Structured Error Recovery: Every error tells the agent what to do next

2026-03-25

error-recoveryrouterintelligence

What We Built

Transformed all API error responses to include machine-actionable recovery instructions. Every 4xx/5xx error now includes a recovery object inside the error envelope with action, code, alternative_model, wait_ms, reason, and docs_url. The agent can programmatically decide its next action from the response alone.

Added upstream error body parsing for Anthropic, OpenAI, and Google error formats. Instead of returning raw nested JSON like "anthropic 400: {\"type\":\"error\",...}", the system now extracts the structured error code and maps it to one of 6 recovery action types: retry, switch_model, reduce_input, wait, escalate, or retry_with_params.

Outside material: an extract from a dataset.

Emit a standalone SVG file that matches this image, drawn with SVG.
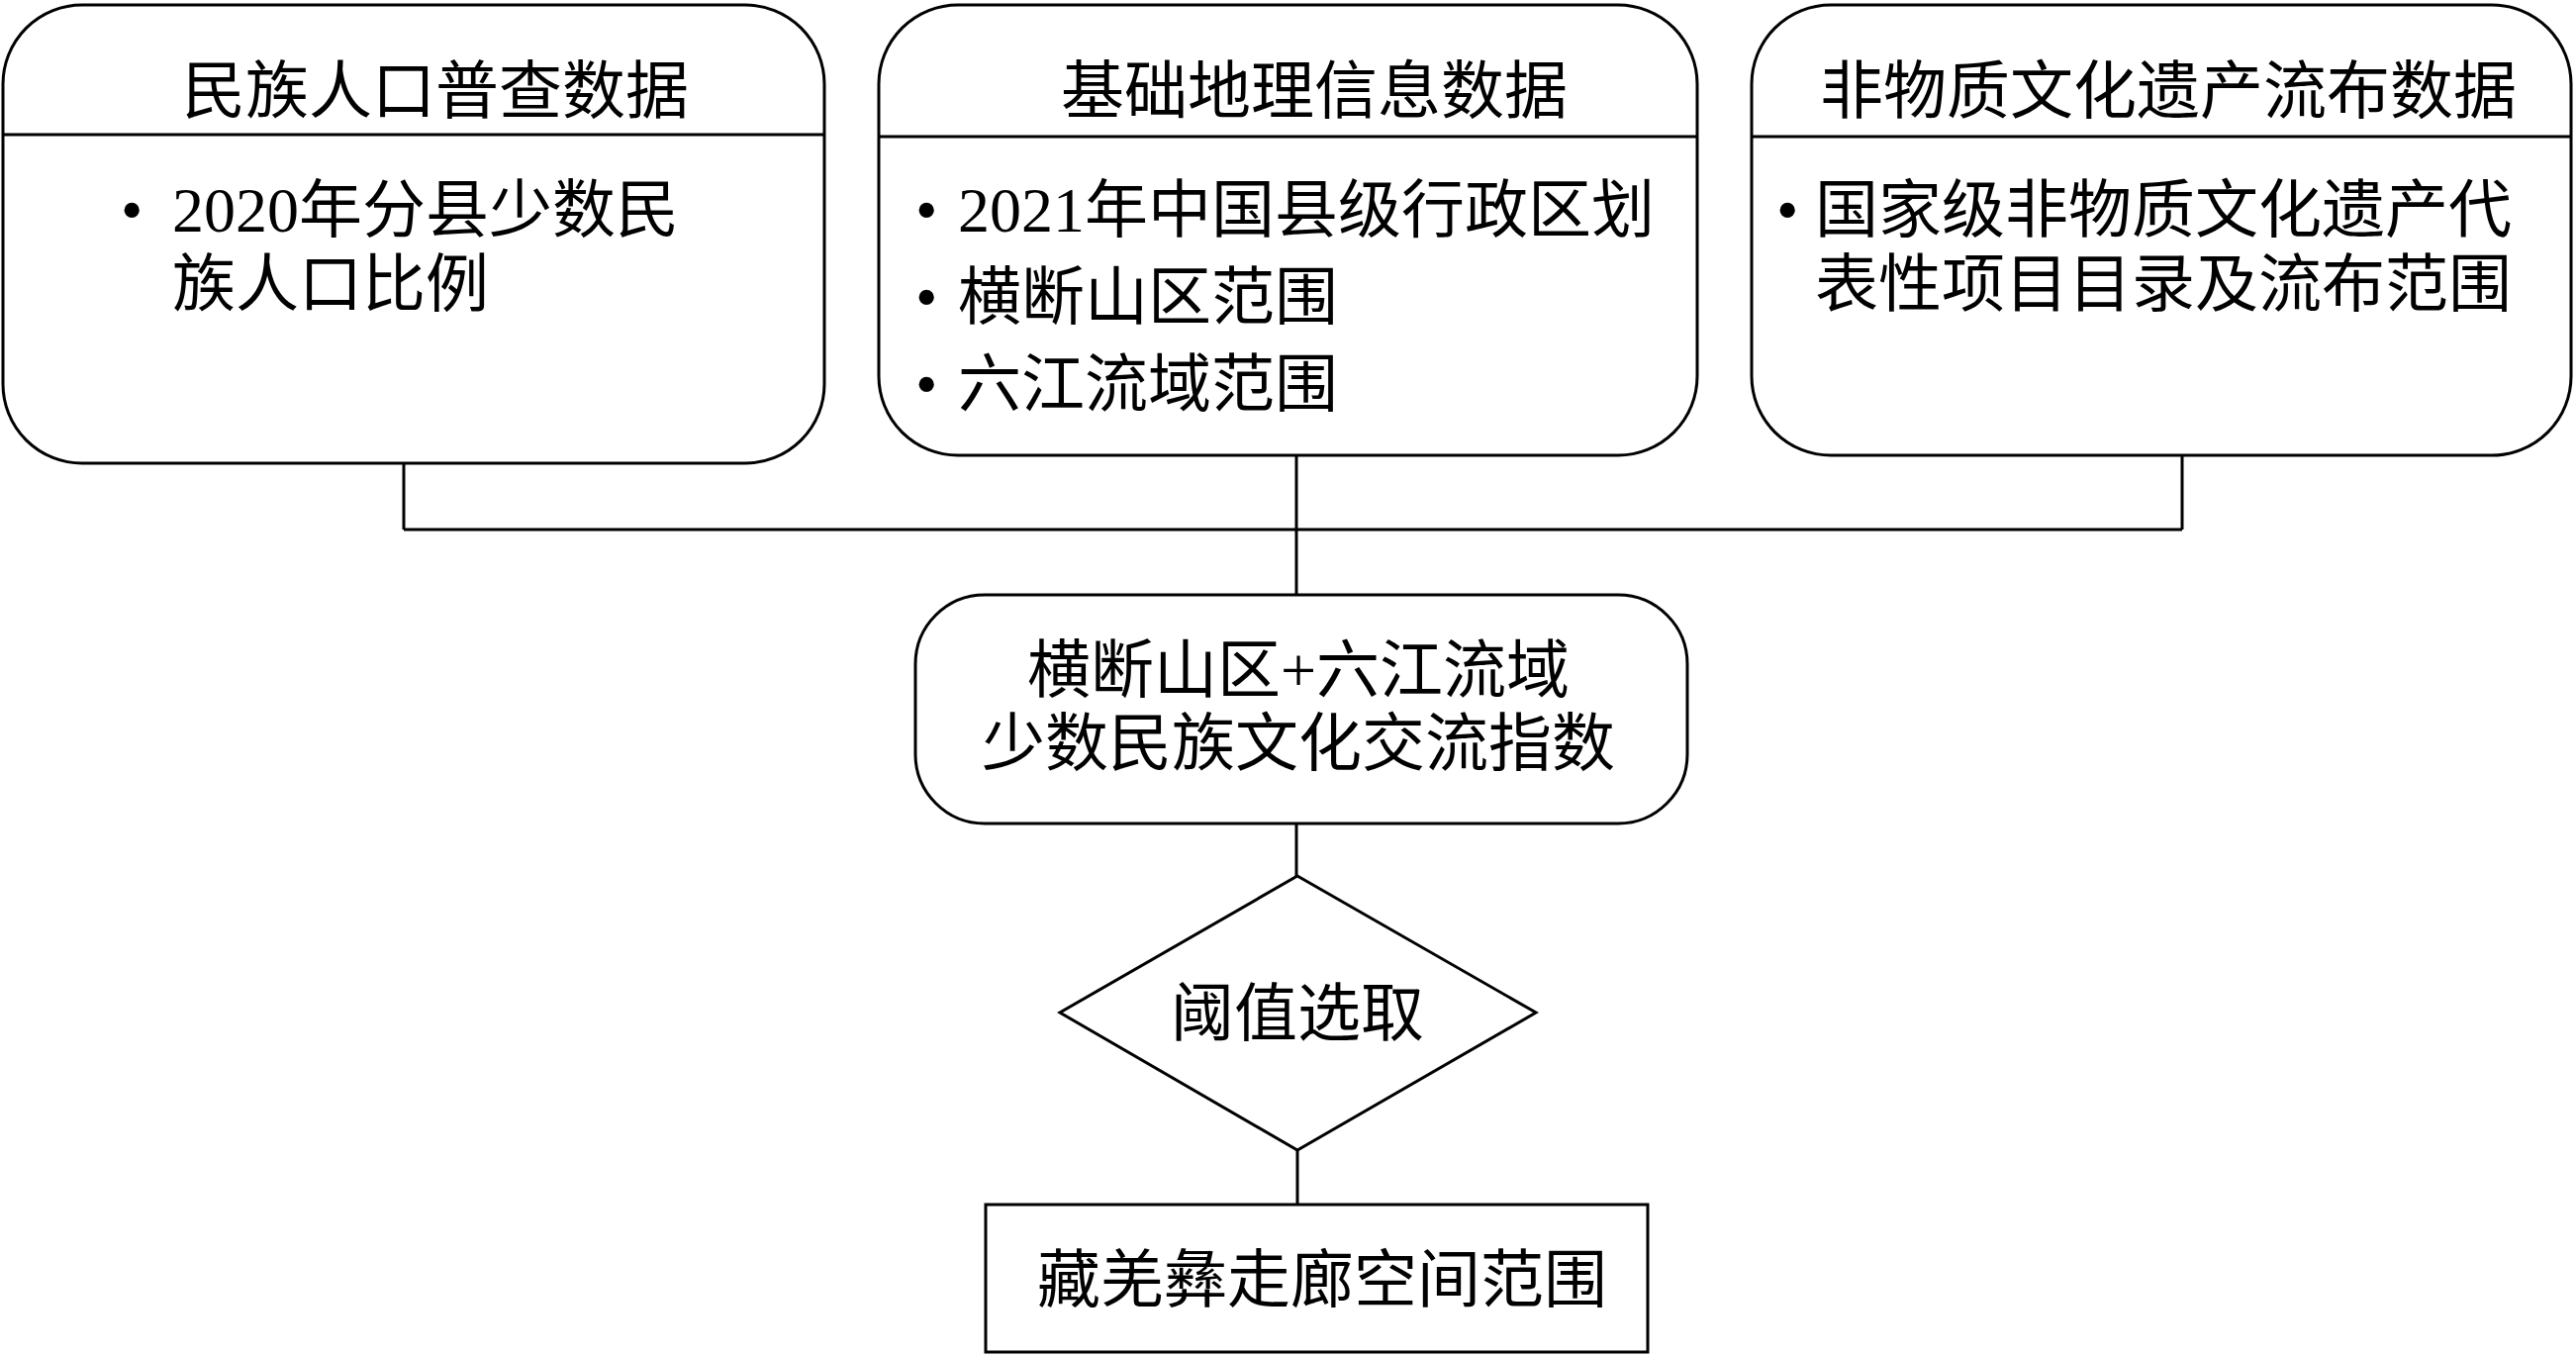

Added intelligence integration via callback pattern. The handleRouterError function now accepts an optional intelligence parameter with a suggestModel callback. When wired to the Thompson sampling bandit, error responses include the best alternative model — not a generic "check the catalog" message.

Why It Matters

AI agents hitting an error currently have to parse nested upstream JSON, guess what went wrong, and figure out what to do next. Most agents just retry blindly. BrainstormRouter is now the only gateway that actively coaches agents through failures — telling them exactly which model to switch to, how long to wait, or which parameters to change.

How It Works

{
  "error": {
    "message": "Model context limit exceeded",
    "type": "upstream_error",
    "code": "context_limit_exceeded",
    "recovery": {
      "action": "reduce_input",
      "code": "context_limit_exceeded",
      "max_tokens_supported": 128000,
      "reason": "Model maximum is 128000 tokens.",
      "docs_url": "https://docs.brainstormrouter.com/errors/context_limit_exceeded"
    }
  }
}

The parseUpstreamError() function handles provider-specific error formats:

  • Anthropic: error.type (overloaded_error, rate_limit_error, invalid_request_error)
  • OpenAI: error.code (rate_limit_exceeded, context_length_exceeded, model_not_found)
  • Google: error.status (RESOURCE_EXHAUSTED, INVALID_ARGUMENT, NOT_FOUND)

The Numbers

  • 33 error types with recovery hints (all include code field now)
  • 6 recovery action types: retry, switch_model, reduce_input, wait, escalate, retry_with_params
  • 3 upstream providers with dedicated parsers (Anthropic, OpenAI, Google)
  • 46 new tests (39 error-recovery + 7 router-errors)
  • Backward compatible: recovery at both error.recovery and top-level during transition

Competitive Edge

No other AI gateway parses upstream provider errors and returns structured recovery instructions. Portkey returns raw upstream errors. OpenRouter wraps them but doesn't classify or suggest alternatives. BrainstormRouter uses its intelligence systems (Thompson sampling, circuit breaker) to suggest the actual best alternative model — not a generic fallback.

Lockstep Checklist

  • [x] API Routes: No route changes — src/api/shared/ utilities only.
  • [x] TS SDK: N/A — response shape enrichment, SDKs pass through JSON.
  • [x] Python SDK: N/A — same reason.
  • [x] MCP Schemas: N/A — no new tools.
  • [x] Master Record: Error recovery system already documented.